Streets of Fire – Valencia During Falles

The streets are alive and burning. Explosions ring out around every corner, constantly. Waves of people crash and collide around immovable buildings like frenzied liquid. Quite a few churros are eaten.

It’s the Falles (or Fallas in Castellano), one of the biggest, brightest festivals in the world. And all holy hell has broken loose!


Two months ago, Bonica and I decided we were going to visit Valencia. It’s one of the hippest cities in Spain, after all. It’s a colourful place, full of vibrant art born out of tradition and rebellion. As much as it is “in” Spain, many Valenciàs stand proud, considered members of community apart and a people that maintain a unique language and culture to this day. So of course we had to visit.

We also had to see the Falles. Every March, the people of Valencia come together to put on a show unlike anything else on this continent. Huge, and I mean ‘UGE, wood, plaster and wax sculptures are created and erected around the city by various teams. They satirize and celebrate the famous characters of the time and those of history. To see one of these massive caricatures from a distance, you might think them a two-dimensional painting, until you begin to walk around them and see new, intricate detail in every centimetre. The Falles monuments are incredible works of art…

… that get burnt to a crisp on the last day of the festival.

An old Valencian gentleman we talked to told us that the act of burning (called “La Cremà” which conjures up images of cremation and ash-scattering to the English speaker) is something purifying. It’s also possible that the burning started as a sort of pseudo-religious, economic ritual of artisans who needed to dispose of unwanted artworks. Either way, La Cremà is central to the Falles.

As you could probably expect, the Falles is a rather raucous event. Kids play with fireworks openly in the street and so you will constantly be dodging and sparks or flinching at ear-popping explosions. And if that’s not enough boom for you, at 2pm every day, La Mascletà begins. You’ll know this is about to happen when you see the police helicopter flying overhead, so you have a couple minutes to prepare yourself for an absolute barrage of firework explosions that rip through the streets like thunder. For one brief moment, the whole world seems to come apart. Then the cheering starts.

The Falles is a non-stop, 24 hour, week-long festival of fire, explosions, churros, tradition, feasting and drinking. And so, if you know how quiet and introspective Bonica and I are, you might be wondering why the hell we would even take the bus? The truth is that a bit of excitement and fright is good for the heart. It keeps the adrenaline flowing. And anyway, marveling at the Falles monuments themselves is a huge part of the whole experience. It’s rare to see a whole city become a living, bustling museum of colourful, cartoony sculptures, even if it all ends in flames.


Surviving the Falles

First of all, the naturally quiet must come to accept what they’re walking into. You can’t go to Valencia in March and expect a relaxing weekend by the beach. You will be pushed, crushed, scared. You might loose a bit of hearing. But that’s part of the fun. Enjoy the fire, dance in the chaos. Embrace the adrenaline rush of the random explosions and flow like flame. Actually, flow to the right when you’re on the street. It helps keep the order.

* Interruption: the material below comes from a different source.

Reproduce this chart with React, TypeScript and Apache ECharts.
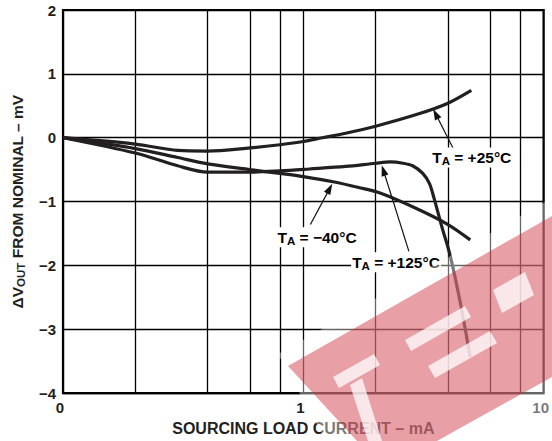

Secondly, do not stay in the centre of the city. I can’t overstate how little you will sleep if you decide to hole-up in a hostel anywhere within the limits of the river. Bonica and I managed to find an amazing hippy-haunt Air BnB in the outer neighbourhood of Benimaclet which was perfectly placed: out of the direct line of fire but still close enough to feel the heat.

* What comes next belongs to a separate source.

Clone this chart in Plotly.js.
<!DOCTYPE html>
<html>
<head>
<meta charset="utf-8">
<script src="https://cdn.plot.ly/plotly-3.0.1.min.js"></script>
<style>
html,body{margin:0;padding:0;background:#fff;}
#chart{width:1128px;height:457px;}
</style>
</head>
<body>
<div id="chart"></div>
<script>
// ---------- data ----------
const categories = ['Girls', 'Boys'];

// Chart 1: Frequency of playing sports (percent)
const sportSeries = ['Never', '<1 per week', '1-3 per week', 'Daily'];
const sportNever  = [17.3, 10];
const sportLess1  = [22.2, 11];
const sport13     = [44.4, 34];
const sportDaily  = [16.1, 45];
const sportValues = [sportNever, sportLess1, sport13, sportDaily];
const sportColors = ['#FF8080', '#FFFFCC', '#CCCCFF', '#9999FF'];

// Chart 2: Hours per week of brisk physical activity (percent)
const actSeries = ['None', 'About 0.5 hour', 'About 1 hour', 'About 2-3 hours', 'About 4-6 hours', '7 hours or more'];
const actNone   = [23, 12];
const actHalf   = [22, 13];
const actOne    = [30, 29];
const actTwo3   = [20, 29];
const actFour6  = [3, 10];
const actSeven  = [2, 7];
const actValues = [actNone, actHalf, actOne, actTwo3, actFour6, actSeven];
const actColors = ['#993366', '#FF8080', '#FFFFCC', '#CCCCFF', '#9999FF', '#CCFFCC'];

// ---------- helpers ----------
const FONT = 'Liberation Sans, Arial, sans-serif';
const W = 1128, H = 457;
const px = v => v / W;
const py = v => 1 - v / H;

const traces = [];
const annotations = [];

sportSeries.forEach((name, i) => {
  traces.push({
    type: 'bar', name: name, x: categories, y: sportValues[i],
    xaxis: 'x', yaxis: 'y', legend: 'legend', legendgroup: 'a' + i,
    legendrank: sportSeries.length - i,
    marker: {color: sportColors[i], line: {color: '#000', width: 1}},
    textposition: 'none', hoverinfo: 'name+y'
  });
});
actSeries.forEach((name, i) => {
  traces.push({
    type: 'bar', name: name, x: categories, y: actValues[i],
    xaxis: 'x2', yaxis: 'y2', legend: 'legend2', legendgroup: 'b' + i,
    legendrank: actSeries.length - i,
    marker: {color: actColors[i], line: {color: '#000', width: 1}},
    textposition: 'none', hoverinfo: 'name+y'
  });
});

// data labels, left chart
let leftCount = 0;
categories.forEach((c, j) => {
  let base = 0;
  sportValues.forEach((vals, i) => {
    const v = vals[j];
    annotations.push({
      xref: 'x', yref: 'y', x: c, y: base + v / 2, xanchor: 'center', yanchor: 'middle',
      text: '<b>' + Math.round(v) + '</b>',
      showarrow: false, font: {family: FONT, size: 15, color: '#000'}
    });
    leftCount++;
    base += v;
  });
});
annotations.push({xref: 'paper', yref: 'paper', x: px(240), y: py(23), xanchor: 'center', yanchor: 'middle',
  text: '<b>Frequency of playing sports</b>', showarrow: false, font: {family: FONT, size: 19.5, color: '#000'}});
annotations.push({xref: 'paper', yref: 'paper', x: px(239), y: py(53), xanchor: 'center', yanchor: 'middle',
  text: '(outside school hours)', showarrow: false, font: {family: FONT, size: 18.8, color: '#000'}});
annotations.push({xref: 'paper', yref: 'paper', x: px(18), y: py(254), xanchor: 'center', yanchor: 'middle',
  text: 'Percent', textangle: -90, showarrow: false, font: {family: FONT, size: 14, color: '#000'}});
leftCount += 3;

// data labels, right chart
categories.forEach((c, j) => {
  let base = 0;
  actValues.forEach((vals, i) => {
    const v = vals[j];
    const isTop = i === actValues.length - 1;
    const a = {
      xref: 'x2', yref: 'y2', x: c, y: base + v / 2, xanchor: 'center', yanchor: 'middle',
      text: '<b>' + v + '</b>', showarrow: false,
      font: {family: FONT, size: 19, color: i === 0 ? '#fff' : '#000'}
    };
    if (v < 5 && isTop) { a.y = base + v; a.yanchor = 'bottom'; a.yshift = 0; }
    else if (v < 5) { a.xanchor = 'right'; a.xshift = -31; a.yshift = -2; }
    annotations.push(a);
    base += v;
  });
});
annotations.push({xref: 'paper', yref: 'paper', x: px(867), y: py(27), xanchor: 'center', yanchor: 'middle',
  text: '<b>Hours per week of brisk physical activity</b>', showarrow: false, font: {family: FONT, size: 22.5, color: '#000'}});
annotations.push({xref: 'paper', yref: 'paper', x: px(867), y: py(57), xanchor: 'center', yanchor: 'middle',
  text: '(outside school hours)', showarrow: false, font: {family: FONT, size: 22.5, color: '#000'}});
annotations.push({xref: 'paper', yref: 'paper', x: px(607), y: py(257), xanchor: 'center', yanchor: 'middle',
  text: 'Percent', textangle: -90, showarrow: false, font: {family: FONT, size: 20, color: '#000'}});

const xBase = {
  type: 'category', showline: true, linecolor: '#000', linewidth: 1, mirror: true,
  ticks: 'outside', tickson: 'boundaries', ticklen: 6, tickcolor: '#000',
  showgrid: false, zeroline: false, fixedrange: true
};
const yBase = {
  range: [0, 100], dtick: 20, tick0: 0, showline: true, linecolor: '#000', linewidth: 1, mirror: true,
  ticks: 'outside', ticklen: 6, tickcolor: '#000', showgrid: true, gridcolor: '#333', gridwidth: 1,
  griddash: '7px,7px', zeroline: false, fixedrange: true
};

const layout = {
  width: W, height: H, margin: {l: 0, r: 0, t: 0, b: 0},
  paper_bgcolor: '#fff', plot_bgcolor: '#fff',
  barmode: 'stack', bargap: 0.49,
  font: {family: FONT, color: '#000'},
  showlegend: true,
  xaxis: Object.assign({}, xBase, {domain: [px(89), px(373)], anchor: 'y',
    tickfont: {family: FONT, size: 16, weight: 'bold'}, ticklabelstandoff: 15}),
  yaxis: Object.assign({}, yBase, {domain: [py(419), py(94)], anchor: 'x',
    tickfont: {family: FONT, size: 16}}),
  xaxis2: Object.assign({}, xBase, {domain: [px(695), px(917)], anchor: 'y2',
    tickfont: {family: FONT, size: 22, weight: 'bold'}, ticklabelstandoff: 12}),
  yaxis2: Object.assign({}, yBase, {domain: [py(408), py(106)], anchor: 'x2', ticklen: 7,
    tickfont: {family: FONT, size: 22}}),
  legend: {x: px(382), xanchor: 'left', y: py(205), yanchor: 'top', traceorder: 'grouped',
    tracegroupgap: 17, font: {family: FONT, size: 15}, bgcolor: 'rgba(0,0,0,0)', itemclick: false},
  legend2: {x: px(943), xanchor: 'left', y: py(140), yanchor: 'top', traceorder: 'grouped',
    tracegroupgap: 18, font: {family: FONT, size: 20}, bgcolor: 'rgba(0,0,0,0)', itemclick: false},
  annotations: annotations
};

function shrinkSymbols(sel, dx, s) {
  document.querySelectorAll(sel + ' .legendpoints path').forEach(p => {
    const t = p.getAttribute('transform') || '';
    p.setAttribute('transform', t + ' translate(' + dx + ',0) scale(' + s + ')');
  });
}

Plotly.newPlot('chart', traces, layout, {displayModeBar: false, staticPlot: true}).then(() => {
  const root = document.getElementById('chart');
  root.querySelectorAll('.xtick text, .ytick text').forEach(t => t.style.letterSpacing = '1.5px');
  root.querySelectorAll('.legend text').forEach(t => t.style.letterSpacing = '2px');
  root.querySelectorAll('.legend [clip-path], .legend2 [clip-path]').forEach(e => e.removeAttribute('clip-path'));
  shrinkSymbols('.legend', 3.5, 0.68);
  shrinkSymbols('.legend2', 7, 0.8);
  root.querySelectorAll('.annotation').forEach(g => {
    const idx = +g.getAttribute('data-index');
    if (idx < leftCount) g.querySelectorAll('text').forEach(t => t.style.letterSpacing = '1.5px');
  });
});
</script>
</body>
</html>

Finally, you can bring earplugs if you want but, as our kindly host said, its actually better to let the sound flow through you. If you bottle it up by blocking your ears, you’ll probably explode. If things get a little too loud, pop into one of Valencia’s amazing cafes, bars (most of the hip ones being in Ruzafa) or book stores (Futurama Comics is a damn good one).

Just remember, Valencia is still Valencia at this time of year. It may take a little while longer to get anywhere and you probably will get tired of the hustle and bustle, but the museums, stores and cafes still exist. Just don’t get any “Fallas” menu option. You’ll pay an arm and a burnt leg.


A Lesson in Remaining Cool

Falles is intense. I walked into it expecting nothing could beat the horror of my trip to London on New Year’s Day, but came away even more shaken.

Saying that, I was definitely shaken in a good way, instead of crushed down to sodden dirt like after London. Everyone during Falles is so cheery, so full of energy, that it is contagious. Even someone like me, pale of skin and goggly-eyed, can find themselves born anew.

And I think that’s the beauty of Falles and the reason to visit. The towering monuments and constant noise takes you out of the mundane and supplants you totally in the electric. This blog, Electric Holy Road is all about celebrating the weird and wonderful in every little mundane moment of life, but events like Falles should be celebrated like hallucinogenic or religious experiences. And as much as I’d like to use pretty words to describe it… you really have to be there.